* BEGIN AVAILABLE DATA *

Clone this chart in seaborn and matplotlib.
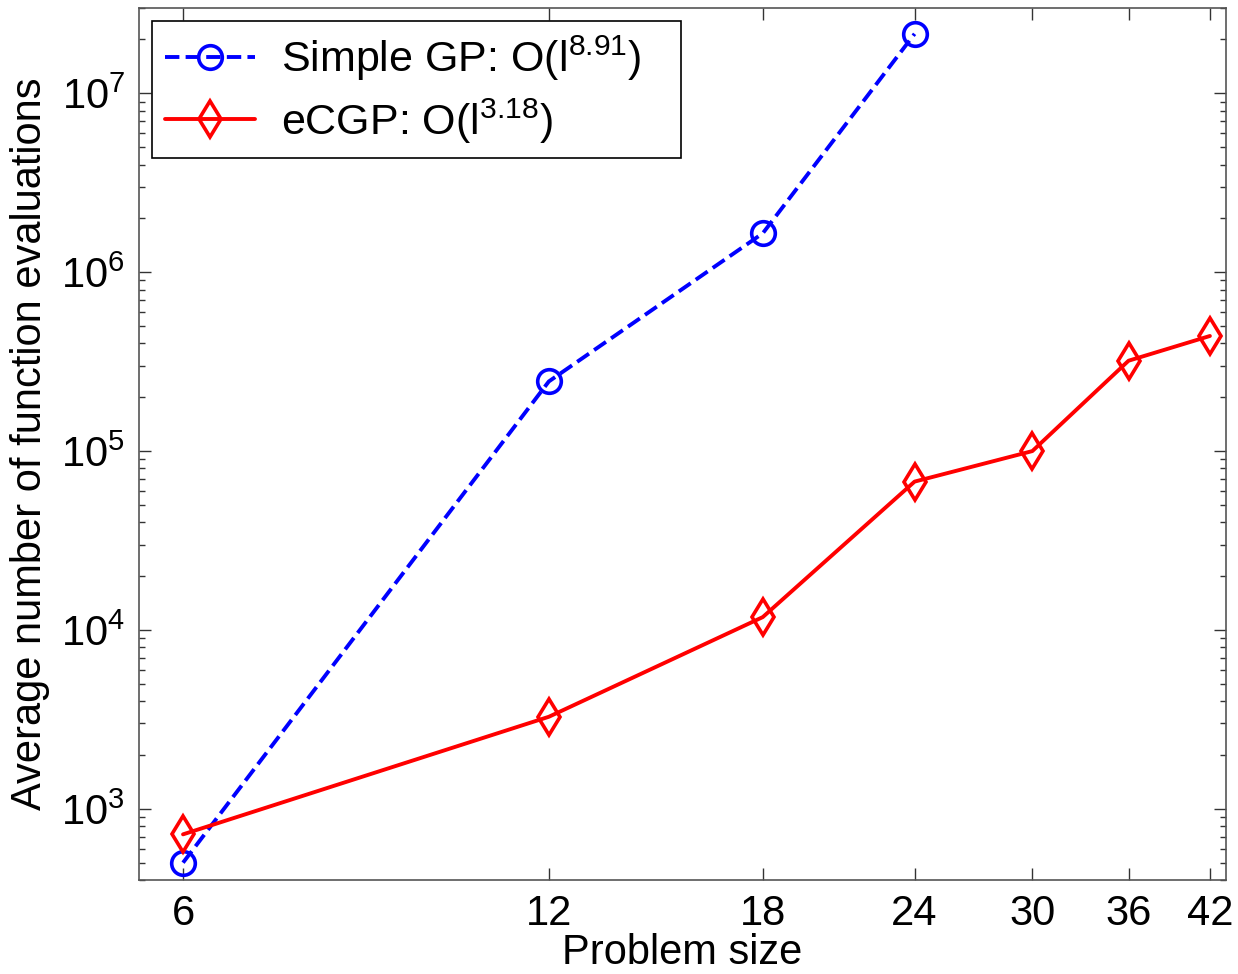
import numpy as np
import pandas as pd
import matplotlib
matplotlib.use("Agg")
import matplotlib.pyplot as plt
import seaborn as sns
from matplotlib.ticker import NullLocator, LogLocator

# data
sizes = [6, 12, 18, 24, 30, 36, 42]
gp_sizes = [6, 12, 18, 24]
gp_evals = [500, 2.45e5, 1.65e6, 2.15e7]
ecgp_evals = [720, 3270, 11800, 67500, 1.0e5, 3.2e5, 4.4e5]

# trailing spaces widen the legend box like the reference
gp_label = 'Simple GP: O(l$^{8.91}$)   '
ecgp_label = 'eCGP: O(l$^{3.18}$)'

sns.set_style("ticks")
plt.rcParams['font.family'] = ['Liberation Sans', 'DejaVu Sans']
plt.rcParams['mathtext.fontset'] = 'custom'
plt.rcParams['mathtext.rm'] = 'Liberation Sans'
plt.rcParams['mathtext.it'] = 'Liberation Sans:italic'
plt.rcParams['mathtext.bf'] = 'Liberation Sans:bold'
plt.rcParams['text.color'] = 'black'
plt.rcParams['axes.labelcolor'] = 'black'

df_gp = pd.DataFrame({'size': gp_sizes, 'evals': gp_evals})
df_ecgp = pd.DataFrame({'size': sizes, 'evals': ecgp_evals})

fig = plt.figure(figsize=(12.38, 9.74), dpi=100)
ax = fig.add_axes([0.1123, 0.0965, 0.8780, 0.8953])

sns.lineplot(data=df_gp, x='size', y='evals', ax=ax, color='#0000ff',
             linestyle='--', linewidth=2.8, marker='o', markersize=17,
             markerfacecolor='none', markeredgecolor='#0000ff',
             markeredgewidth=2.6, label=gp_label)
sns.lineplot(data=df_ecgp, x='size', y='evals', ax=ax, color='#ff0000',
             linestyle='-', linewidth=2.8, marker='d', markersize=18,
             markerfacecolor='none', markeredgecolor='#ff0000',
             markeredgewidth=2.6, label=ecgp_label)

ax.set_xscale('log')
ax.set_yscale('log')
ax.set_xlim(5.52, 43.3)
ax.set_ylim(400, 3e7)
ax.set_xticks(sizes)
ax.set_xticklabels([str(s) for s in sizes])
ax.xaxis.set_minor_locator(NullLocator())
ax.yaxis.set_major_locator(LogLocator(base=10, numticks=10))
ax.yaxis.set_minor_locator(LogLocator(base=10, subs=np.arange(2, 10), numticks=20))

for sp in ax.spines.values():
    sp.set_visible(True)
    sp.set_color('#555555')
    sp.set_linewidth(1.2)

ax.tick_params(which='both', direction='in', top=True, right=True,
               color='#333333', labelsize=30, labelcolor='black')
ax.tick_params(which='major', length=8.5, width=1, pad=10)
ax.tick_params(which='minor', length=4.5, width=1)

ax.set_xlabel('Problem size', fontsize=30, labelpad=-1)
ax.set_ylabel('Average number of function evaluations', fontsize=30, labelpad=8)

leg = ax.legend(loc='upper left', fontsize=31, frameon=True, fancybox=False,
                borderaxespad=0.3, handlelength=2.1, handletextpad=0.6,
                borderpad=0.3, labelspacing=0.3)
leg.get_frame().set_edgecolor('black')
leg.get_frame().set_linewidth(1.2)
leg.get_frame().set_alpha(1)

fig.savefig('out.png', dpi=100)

* END AVAILABLE DATA *

Look above for every line with the word "matplotlib" and copy it.

Clone this chart in seaborn and matplotlib.
import matplotlib
matplotlib.use("Agg")
import matplotlib.pyplot as plt
from matplotlib.ticker import NullLocator, LogLocator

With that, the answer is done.